SHORT TASK
From the listing below, work out how many lines contain "this". Reply with that number only.

====================

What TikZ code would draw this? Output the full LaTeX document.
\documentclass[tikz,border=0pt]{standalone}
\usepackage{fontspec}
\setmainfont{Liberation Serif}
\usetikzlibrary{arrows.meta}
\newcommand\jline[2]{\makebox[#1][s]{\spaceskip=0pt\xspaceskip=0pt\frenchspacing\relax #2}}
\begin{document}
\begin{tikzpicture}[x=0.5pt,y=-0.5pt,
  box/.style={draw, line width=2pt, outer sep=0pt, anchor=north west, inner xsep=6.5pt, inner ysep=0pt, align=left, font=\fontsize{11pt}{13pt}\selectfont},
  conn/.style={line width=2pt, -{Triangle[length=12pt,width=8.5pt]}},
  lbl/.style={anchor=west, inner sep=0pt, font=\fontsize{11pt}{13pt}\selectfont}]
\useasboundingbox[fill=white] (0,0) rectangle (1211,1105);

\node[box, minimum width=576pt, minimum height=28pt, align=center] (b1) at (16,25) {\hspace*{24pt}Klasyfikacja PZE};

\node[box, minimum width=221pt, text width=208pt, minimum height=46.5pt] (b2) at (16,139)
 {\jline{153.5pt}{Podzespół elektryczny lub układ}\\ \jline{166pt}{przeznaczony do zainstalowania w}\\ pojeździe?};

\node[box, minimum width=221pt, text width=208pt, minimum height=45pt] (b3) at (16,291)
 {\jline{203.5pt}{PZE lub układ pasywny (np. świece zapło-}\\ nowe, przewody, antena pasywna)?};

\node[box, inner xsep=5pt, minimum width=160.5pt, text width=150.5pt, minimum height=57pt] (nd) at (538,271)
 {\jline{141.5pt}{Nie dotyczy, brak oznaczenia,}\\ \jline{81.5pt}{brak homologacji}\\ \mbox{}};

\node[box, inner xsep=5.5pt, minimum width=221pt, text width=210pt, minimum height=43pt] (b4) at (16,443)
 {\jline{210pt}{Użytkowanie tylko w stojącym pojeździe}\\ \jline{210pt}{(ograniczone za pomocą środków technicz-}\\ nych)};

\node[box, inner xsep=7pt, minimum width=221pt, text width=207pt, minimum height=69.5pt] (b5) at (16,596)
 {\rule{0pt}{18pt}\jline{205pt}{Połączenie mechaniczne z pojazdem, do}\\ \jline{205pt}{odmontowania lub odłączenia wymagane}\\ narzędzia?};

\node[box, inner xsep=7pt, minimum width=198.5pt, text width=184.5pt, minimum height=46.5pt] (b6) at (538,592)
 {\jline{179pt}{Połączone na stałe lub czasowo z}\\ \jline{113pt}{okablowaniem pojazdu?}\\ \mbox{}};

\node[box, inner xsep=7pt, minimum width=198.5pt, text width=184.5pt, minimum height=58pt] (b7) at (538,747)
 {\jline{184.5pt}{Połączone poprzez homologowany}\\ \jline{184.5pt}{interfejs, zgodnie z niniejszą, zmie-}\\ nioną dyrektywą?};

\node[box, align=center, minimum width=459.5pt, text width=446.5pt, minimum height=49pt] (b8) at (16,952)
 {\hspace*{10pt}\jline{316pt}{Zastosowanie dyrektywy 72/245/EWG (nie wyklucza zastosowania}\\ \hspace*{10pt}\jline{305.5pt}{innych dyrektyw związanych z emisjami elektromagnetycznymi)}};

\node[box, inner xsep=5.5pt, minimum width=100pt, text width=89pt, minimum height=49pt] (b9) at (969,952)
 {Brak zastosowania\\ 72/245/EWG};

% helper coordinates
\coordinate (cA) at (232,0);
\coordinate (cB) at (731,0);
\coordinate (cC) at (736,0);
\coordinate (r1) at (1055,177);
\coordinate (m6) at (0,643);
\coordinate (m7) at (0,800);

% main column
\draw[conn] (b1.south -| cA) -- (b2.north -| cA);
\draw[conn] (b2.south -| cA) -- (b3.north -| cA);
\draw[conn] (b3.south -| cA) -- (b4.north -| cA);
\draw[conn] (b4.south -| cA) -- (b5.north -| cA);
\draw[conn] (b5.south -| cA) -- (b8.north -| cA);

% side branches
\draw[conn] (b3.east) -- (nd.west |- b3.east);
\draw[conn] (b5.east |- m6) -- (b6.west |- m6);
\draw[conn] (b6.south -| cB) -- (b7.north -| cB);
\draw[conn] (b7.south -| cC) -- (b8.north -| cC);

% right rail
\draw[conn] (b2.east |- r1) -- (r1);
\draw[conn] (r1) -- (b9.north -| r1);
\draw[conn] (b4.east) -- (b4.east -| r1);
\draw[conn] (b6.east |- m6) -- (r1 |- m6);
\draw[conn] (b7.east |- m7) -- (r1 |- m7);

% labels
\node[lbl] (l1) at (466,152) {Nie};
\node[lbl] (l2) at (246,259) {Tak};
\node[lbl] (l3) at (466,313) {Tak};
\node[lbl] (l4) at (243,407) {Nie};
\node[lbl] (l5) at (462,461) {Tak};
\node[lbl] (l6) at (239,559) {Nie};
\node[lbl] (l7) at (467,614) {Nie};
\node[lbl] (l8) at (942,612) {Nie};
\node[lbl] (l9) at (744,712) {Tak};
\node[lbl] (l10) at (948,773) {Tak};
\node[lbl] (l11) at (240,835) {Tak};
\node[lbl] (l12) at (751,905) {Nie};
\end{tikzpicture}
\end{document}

====================

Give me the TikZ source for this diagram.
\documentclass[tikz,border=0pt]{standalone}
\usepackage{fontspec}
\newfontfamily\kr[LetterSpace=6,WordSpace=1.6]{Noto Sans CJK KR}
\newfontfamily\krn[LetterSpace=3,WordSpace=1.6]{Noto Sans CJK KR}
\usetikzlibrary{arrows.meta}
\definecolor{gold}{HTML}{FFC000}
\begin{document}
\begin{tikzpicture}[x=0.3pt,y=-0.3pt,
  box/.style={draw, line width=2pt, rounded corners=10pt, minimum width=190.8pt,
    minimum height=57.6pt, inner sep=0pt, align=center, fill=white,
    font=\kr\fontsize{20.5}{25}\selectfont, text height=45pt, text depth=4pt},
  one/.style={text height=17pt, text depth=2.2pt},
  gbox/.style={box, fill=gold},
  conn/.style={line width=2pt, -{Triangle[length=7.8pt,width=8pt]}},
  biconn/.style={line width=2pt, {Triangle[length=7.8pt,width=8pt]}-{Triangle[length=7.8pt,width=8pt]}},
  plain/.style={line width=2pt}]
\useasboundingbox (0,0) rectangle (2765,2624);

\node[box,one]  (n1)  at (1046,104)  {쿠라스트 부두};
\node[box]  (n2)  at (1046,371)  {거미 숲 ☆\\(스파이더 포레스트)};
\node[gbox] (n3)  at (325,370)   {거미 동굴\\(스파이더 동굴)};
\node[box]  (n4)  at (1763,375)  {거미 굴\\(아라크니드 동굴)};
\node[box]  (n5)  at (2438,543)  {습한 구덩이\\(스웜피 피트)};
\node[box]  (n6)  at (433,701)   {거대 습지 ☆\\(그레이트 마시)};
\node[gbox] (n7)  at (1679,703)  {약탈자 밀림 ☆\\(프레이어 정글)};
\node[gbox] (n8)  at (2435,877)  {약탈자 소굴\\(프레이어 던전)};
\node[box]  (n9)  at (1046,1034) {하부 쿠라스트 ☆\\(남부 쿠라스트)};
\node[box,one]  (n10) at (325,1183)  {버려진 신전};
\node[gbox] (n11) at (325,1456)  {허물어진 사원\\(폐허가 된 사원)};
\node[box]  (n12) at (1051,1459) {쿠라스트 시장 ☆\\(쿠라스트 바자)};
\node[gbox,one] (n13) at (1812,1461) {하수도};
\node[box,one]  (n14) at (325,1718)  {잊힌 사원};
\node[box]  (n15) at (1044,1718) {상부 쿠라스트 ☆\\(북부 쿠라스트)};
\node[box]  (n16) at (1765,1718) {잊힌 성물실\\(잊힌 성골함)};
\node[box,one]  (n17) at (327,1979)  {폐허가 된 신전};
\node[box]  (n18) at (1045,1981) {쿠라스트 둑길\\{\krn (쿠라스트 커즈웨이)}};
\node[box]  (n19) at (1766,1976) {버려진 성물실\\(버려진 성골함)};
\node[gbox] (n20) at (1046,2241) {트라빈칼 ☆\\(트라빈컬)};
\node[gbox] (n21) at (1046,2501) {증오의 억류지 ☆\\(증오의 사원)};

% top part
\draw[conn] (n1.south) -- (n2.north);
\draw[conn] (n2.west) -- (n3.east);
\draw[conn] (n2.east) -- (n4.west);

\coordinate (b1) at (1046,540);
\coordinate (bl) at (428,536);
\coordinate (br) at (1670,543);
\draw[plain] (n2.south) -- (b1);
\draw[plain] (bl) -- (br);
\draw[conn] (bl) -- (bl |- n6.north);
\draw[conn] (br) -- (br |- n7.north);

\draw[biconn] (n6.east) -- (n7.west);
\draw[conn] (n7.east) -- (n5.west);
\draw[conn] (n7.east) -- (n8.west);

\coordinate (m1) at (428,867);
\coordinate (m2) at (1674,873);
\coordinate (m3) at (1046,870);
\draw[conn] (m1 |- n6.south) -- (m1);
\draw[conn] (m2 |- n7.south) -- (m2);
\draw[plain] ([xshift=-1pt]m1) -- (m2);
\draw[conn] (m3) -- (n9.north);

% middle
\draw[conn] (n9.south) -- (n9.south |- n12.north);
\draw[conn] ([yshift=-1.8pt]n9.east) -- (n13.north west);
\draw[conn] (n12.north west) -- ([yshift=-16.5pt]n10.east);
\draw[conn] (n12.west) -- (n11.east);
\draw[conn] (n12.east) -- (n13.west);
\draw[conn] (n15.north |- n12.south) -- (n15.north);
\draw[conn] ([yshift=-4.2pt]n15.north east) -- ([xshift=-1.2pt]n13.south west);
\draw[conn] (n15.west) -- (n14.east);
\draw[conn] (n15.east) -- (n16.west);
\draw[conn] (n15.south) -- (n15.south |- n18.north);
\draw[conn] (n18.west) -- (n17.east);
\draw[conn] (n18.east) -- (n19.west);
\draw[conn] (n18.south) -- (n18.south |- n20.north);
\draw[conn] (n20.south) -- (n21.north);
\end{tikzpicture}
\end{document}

====================

ANSWER
2